Solar energy should be used specifically to meet local demands and directly benefit local communities, not big landowners and overseas companies.

  1. Solar panels should be on house, office and warehouse roofs throughout Oxfordshire
  2. Solar panels should be situated on brown field sites (Didcot Power Station, for example, which is already linked to the Grid).
  3. Community solar farms should be encouraged. These are funded, designed and run directly under community control, and service just the community resulting in benefits to everyone’s electric bills.

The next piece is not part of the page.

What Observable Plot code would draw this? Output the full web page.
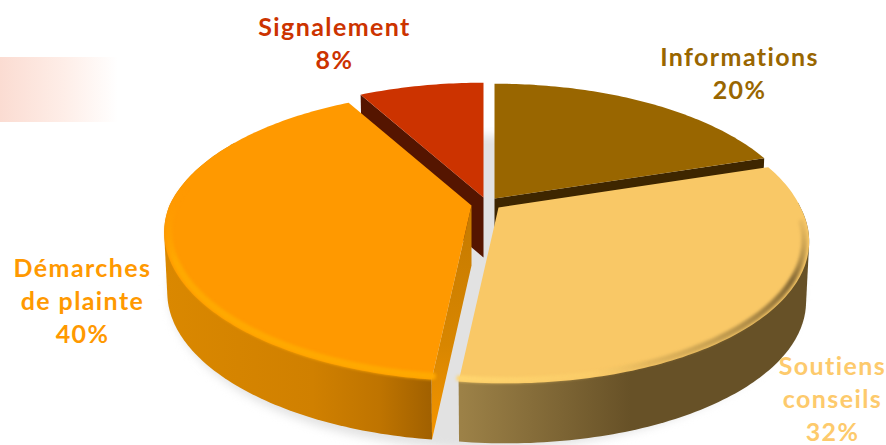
<!DOCTYPE html>
<html lang="fr">
<head>
<meta charset="utf-8">
<title>Répartition des demandes</title>
<script src="https://cdn.jsdelivr.net/npm/d3@7"></script>
<script src="https://cdn.jsdelivr.net/npm/@observablehq/plot@0.6"></script>
<style>
  html, body { margin: 0; padding: 0; background: #fff; }
  svg { display: block; }
  svg text { letter-spacing: 1.4px; }
</style>
</head>
<body>
<div id="chart"></div>
<script>
// Chart values
const categories = ["Informations", "Soutiens conseils", "Démarches de plainte", "Signalement"];
const labelLines = ["Informations", "Soutiens\nconseils", "Démarches\nde plainte", "Signalement"];
const shares = [20, 32, 40, 8];

// Slice colours
const topColors = ["#996600", "#f9c866", "#ff9900", "#cc3300"];
const cutColors = ["#3e2600", "#5f4a22", "url(#cutOrange)", "#551500"];
const labelColors = ["#996600", "#fdca6c", "#ff9900", "#cc3300"];

// Tilted-disc geometry, in pixels
const width = 886, height = 445;
const radius = 302, tilt = 0.46, perspective = 0.21, nearShift = 8;
const depth = 60, baseScale = 0.99;
const apexes = [[494, 198], [498, 207], [471, 205], [483, 197]];
const labelSpots = [[739, 71], [832, 397], [82, 299], [334, 41]];

const rad = (d) => d * Math.PI / 180;

// Projects a pie angle (degrees clockwise from north) onto the page
function project([ax, ay], angle, r = 1, base = false) {
  const sin = Math.sin(rad(angle)) * r, cos = Math.cos(rad(angle)) * r;
  const s = 1 / (1 + perspective * cos);
  const dx = radius * sin * s + nearShift * Math.max(0, -cos);
  const dy = -radius * tilt * cos * s;
  return base
    ? {x: ax + dx * baseScale, y: ay + dy + depth}
    : {x: ax + dx, y: ay + dy};
}

function arc(apex, a0, a1, r = 1, base = false) {
  const n = Math.ceil(Math.abs(a1 - a0));
  return d3.range(n + 1).map((i) => project(apex, a0 + (a1 - a0) * i / n, r, base));
}

// Slice angles come straight from the shares
const total = d3.sum(shares);
const slices = categories.map((name, i) => {
  const a0 = d3.sum(shares.slice(0, i)) / total * 360;
  const a1 = a0 + shares[i] / total * 360;
  return {name, a0, a1, apex: apexes[i], share: shares[i], i};
});

const poly = (points, fill, options = {}) =>
  Plot.line(points, {x: "x", y: "y", fill, stroke: "none", curve: "linear", ...options});

const topFace = (s) => poly([{x: s.apex[0], y: s.apex[1]}, ...arc(s.apex, s.a0, s.a1)], topColors[s.i]);

// The side of the disc is the hull of its top and bottom arcs, so the silhouette stays convex
const outerWall = (s, a0, a1, fill) => {
  const hull = d3.polygonHull(
    [...arc(s.apex, a0, a1), ...arc(s.apex, a0, a1, 1, true)].map((p) => [p.x, p.y])
  );
  return poly(hull.map(([x, y]) => ({x, y})), fill);
};
const cutWall = (s, angle) => {
  const edge = project(s.apex, angle), edgeBase = project(s.apex, angle, 1, true);
  return poly([
    {x: s.apex[0], y: s.apex[1]}, edge, edgeBase,
    {x: s.apex[0], y: s.apex[1] + depth}
  ], cutColors[s.i]);
};
const rim = (s, a0, a1, stroke, strokeWidth, inset, blur) =>
  Plot.line(arc(s.apex, a0, a1, inset), {
    x: "x", y: "y", stroke, strokeWidth, fill: "none", imageFilter: `blur(${blur}px)`
  });

// Gradient definitions, in page coordinates
function gradient(defs, id, [x1, y1, x2, y2], stops) {
  const g = defs.append("linearGradient").attr("id", id)
    .attr("gradientUnits", "userSpaceOnUse")
    .attr("x1", x1).attr("y1", y1).attr("x2", x2).attr("y2", y2);
  for (const [offset, color, opacity = 1] of stops) {
    g.append("stop").attr("offset", offset).attr("stop-color", color).attr("stop-opacity", opacity);
  }
}
const defsMark = () => {
  const defs = d3.create("svg:defs");
  gradient(defs, "band", [0, 0, 118, 0], [[0, "#fbdcd2"], [0.55, "#feeee8"], [1, "#ffffff"]]);
  gradient(defs, "wallYellow", [461, 0, 630, 0], [[0, "#9c8147"], [1, "#675127"]]);
  gradient(defs, "wallOrange", [165, 0, 432, 0], [[0, "#da8800"], [0.55, "#d08000"], [0.8, "#bf7400"], [1, "#a06000"]]);
  gradient(defs, "cutOrange", [0, 230, 0, 437], [[0, "#c87c00"], [0.55, "#d88600"], [1, "#f59500"]]);
  gradient(defs, "rimOrange", [0, 185, 0, 262], [[0, "#ff9900", 0], [1, "#ffa900", 1]]);
  gradient(defs, "rimYellowLight", [461, 0, 650, 0], [[0, "#ffd56e", 1], [1, "#ffd56e", 0]]);
  gradient(defs, "rimYellowDark", [810, 222, 610, 392], [
    [0, "#7a6030", 0], [0.2, "#7a6030", 0.9], [0.6, "#b7934a", 0.7], [1, "#b7934a", 0]
  ]);
  return defs.node();
};

const [info, soutien, plainte, signal] = slices;
const shadowCenter = [485, 292];

const chart = Plot.plot({
  width, height,
  margin: 0,
  x: {domain: [0, width], range: [0, width], axis: null},
  y: {domain: [0, height], range: [0, height], axis: null},
  style: {background: "#fff"},
  marks: [
    defsMark,
    // Pale banner at the left edge
    Plot.rect([{x1: 0, x2: 118, y1: 57, y2: 122}], {x1: "x1", x2: "x2", y1: "y1", y2: "y2", fill: "url(#band)"}),
    // Soft shadow under the whole pie
    poly(d3.range(0, 361, 2).map((a) => ({
      x: shadowCenter[0] + 316 * Math.sin(rad(a)),
      y: shadowCenter[1] - 157 * Math.cos(rad(a))
    })), "#e2e2e2", {imageFilter: "blur(5px)"}),

    // Back slices
    cutWall(info, info.a1),
    topFace(info),
    cutWall(signal, signal.a0),
    topFace(signal),

    // Démarches de plainte
    outerWall(plainte, plainte.a0, 300, "url(#wallOrange)"),
    cutWall(plainte, plainte.a0),
    topFace(plainte),
    rim(plainte, plainte.a0, 300, "url(#rimOrange)", 7, 0.985, 1.5),

    // Soutiens conseils
    outerWall(soutien, 88, soutien.a1, "url(#wallYellow)"),
    topFace(soutien),
    rim(soutien, 96, soutien.a1, "url(#rimYellowDark)", 6, 0.985, 1.8),
    rim(soutien, 130, soutien.a1, "url(#rimYellowLight)", 6, 0.985, 1.5),

    // Labels: name, then the share as a percentage
    Plot.text(slices, {
      x: (d) => labelSpots[d.i][0],
      y: (d) => labelSpots[d.i][1],
      text: (d) => `${labelLines[d.i]}\n${d.share}%`,
      fill: (d) => labelColors[d.i],
      fontFamily: "Lato",
      fontWeight: 700,
      fontSize: 25,
      lineHeight: 1.33,
      textAnchor: "middle",
      lineAnchor: "middle"
    })
  ],
  color: {type: "identity"}
});

document.getElementById("chart").append(chart);
</script>
</body>
</html>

And there are other imaginative means of providing green energy. These are just four: 

  • Smaller scaled wind turbines can be used locally to serve a community.
  • France has designed trees whose ‘leaves’ turn in the wind. One tree can provide an estimated 40% of the annual electricity for a house.
  • Switzerland is putting solar panels between the rails of their entire railway network.
  • In America, transparent solar ‘windows’ can, experts believe, power 40% of America


The National Solution


As well as a national rollout of these local solutions we have offshore windpower which offers peak electricity in the dark winter months when the UK most needs energy and when solar panels are least efficient. And, of-course, there are other offshore energy sources – wave power, tidal power etc already in use.

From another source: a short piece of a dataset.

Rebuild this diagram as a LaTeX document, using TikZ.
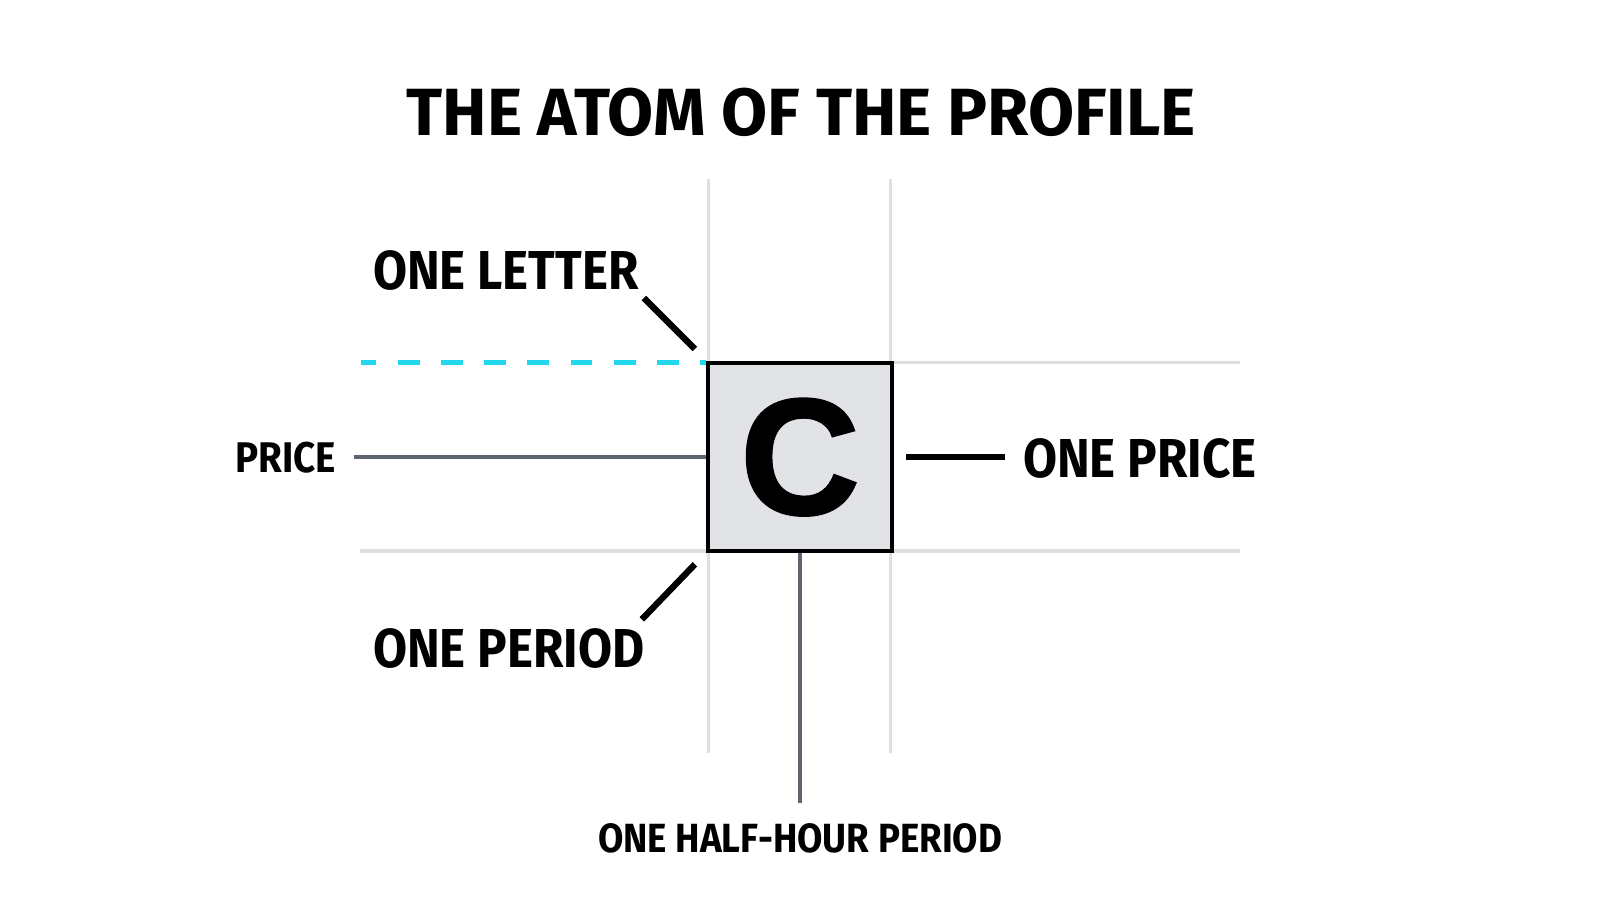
\documentclass[tikz,border=0pt]{standalone}
\usepackage{fontspec}
\setmainfont{Fira Sans}
\newfontfamily\narrowfont[FakeStretch=0.9]{Fira Sans}
\newfontfamily\cellfont[BoldFeatures={FakeBold=1.6}]{Liberation Sans}
\usepackage{tikz}
\definecolor{ink}{HTML}{000000}
\definecolor{grid}{HTML}{DEDFE2}
\definecolor{slate}{HTML}{5F6470}
\definecolor{cellfill}{HTML}{E1E3E6}
\definecolor{cyan}{HTML}{22D8EE}
\tikzset{
  gridline/.style={draw=grid, line width=0.9pt},
  axisline/.style={draw=slate, line width=1.1pt},
  leader/.style={draw=ink, line width=1.8pt},
  cell/.style={draw=ink, fill=cellfill, line width=1.3pt, minimum width=1.84cm, minimum height=1.88cm, inner sep=0pt},
  lbl/.style={text=ink, font=\narrowfont\bfseries\fontsize{15.6}{18}\selectfont, inner sep=0pt},
  small/.style={text=ink, font=\narrowfont\bfseries\fontsize{11.6}{13}\selectfont, inner sep=0pt}
}
\begin{document}
\begin{tikzpicture}[x=1.0204cm,y=1.0204cm]
\useasboundingbox (0,0) rectangle (15.68,-8.957);

\node[text=ink, font=\bfseries\fontsize{19}{22}\selectfont, inner sep=0pt] (title) at (7.85,-1.10) {THE ATOM OF THE PROFILE};

% grid
\draw[gridline] (6.94,-1.75) -- (6.94,-7.38);
\draw[gridline] (8.73,-1.75) -- (8.73,-7.38);
\draw[gridline] (8.75,-3.55) -- (12.15,-3.55);
\draw[gridline] (3.53,-5.40) -- (12.15,-5.40);
\draw[cyan, line width=1.45pt, dash pattern=on 6.2pt off 6.1pt, dash phase=1.9pt] (3.54,-3.55) -- (6.92,-3.55);

\node[cell] (cell) at (7.84,-4.48) {};
\node[text=ink, font=\cellfont\bfseries\fontsize{47}{50}\selectfont, inner sep=0pt] (letter) at (cell.center) {C};

% price axis
\node[small, font=\narrowfont\bfseries\fontsize{12.2}{14}\selectfont, anchor=east] (price) at (3.30,-4.48) {PRICE};
\coordinate (p0) at (3.47,-4.48);
\draw[axisline] (p0) -- (cell.west);

% one price
\node[lbl, anchor=west] (oneprice) at (10.02,-4.49) {ONE PRICE};
\coordinate (q0) at (8.88,-4.48);
\coordinate (q1) at (9.85,-4.48);
\draw[leader] (q0) -- (q1);

% one letter
\node[lbl, anchor=west] (oneletter) at (3.65,-2.65) {ONE LETTER};
\coordinate (l0) at (6.31,-2.92);
\coordinate (l1) at (6.81,-3.42);
\draw[leader] (l0) -- (l1);

% one period
\node[lbl, anchor=west] (oneperiod) at (3.65,-6.36) {ONE PERIOD};
\coordinate (r0) at (6.81,-5.53);
\coordinate (r1) at (6.29,-6.07);
\draw[leader] (r0) -- (r1);

% half-hour
\coordinate (h1) at (7.84,-7.87);
\draw[axisline] (cell.south) -- (h1);
\node[small] (halfhour) at (7.84,-8.22) {ONE HALF-HOUR PERIOD};
\end{tikzpicture}
\end{document}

Finally, Andrew Tettenborn, Professor of Law at Swansea Law School sums it up in the Spectator: “In the dash for Green Energy “corporate capital is being handed a heaven- sent opportunity at the expense of you, me and the country we live in at least as regards solar power (Government policy) is not working for the benefit of the people ……..

but instead seems to favour a more international clientele.”


All of this means we don’t need old fashioned, large scale, inefficient solar ‘farms’.